Workers'' compensation benefit costs increased significantly in Texas during recent years, according to a new study by the Workers Compensation Research Institute (WCRI).
The study reported that the costs of medical benefits and indemnity benefits -- wage replacement payments for lost-time injuries -- rose nearly 10 percent from 1997 to 1998, considering the experience with the claims through 1999. Growth in medical and income benefit costs was about equal.
Contributing to the growth in indemnity costs was an increase in claims with more than seven days of lost time. In addition, Texas experienced steady growth in permanent partial disability (PPD) claims, up nearly 2 percentage points per year for the period.
More than 50 percent of all workers'' compensation claims with over seven days lost time in Texas were PPD claims.
An earlier WCRI study found that Texas medical providers use more visits and services than providers in other states, when treating similar claims. It found this to be especially true of chiropractors in Texas.
Expenses associated with delivering benefits -- attorney fees, medical cost containment, medical-legal expenses and other litigation and claims adjusting expenses -- also rose, up 9 percent from 1997 to 1998 following several years of double digit increases.
The study, CompScope Benchmarks: Multistate Comparisons, 1994-1999, provides a comparison of the workers'' compensation systems in eight large states on key performance measures such as benefit payments and claim costs, timeliness of payments and attorney involvement, by analyzing a similar group of claims and adjusting for industry mix, wage levels and injury type.
"Overall, workers'' compensation claim costs are high in Texas," said Dr. Richard Victor, executive director of the Cambridge, Mass.-based WCRI.

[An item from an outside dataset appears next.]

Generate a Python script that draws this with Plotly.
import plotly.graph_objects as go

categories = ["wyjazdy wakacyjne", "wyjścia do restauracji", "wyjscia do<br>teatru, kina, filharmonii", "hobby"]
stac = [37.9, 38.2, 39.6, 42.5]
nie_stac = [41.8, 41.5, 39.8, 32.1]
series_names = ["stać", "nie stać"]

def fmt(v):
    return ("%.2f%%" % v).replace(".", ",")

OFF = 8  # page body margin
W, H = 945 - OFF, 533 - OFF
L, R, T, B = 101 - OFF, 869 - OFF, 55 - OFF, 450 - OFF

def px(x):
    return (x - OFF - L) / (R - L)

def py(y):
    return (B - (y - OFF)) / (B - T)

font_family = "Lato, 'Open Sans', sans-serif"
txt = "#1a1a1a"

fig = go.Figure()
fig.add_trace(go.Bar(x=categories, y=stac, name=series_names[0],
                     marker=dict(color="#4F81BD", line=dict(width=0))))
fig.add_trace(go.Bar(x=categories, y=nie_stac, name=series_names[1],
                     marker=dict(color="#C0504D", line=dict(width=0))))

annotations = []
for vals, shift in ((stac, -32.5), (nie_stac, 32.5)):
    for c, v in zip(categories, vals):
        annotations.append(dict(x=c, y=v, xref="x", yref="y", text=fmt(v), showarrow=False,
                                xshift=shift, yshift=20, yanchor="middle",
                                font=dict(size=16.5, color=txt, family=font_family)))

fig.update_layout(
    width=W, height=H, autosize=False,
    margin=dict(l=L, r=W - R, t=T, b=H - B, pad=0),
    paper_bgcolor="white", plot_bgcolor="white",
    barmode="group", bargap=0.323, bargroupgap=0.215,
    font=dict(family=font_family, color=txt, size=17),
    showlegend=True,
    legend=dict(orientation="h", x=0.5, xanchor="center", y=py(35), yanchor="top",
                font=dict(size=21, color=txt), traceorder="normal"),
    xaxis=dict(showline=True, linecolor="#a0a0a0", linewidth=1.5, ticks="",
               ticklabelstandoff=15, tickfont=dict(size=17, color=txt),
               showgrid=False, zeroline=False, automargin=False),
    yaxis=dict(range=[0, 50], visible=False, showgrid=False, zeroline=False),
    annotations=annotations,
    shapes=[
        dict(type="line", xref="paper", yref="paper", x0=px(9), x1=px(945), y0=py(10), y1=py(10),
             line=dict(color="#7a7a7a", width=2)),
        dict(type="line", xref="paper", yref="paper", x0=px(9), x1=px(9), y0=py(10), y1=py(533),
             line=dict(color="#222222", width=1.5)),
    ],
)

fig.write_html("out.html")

"Given its high system costs, policymakers in Texas need to understand why medical costs and utilization, in particular, are so high and growing rapidly," said Victor. "Another issue for further study is the high percentage and growth of costly claims involving permanent partial disabilities."
The study of eight states, representing 40 percent of workers'' compensation benefits nationwide, also found that Texas had the highest average total cost per workers'' compensation claim ($14,465) of the states reviewed.
The other states included in the study were California, Connecticut, Florida, Georgia, Massachusetts, Pennsylvania and Wisconsin. By contrast, the 8-state median was $11,224.
Given this finding, it''s not surprising that Texas led the study states in both medical and indemnity benefit costs, according to WCRI.
The average medical benefit per claim of $7,650 is two and one-half times the cost of medical benefits in Massachusetts, the state in the study with the lowest medical payments. Indemnity benefits per claim in Texas averaged $5,881, about double those in Wisconsin, the state with the lowest indemnity benefit payments.
However, the frequency of defense attorney involvement in Texas is among the lowest of the states studied. Less than 8 percent of 1997 claims as of mid-1999 in Texas involve defense attorneys, a measurement of litigiousness in the workers'' compensation system. By contrast, about 30 percent of these claims involve defense attorneys in Florida and Georgia.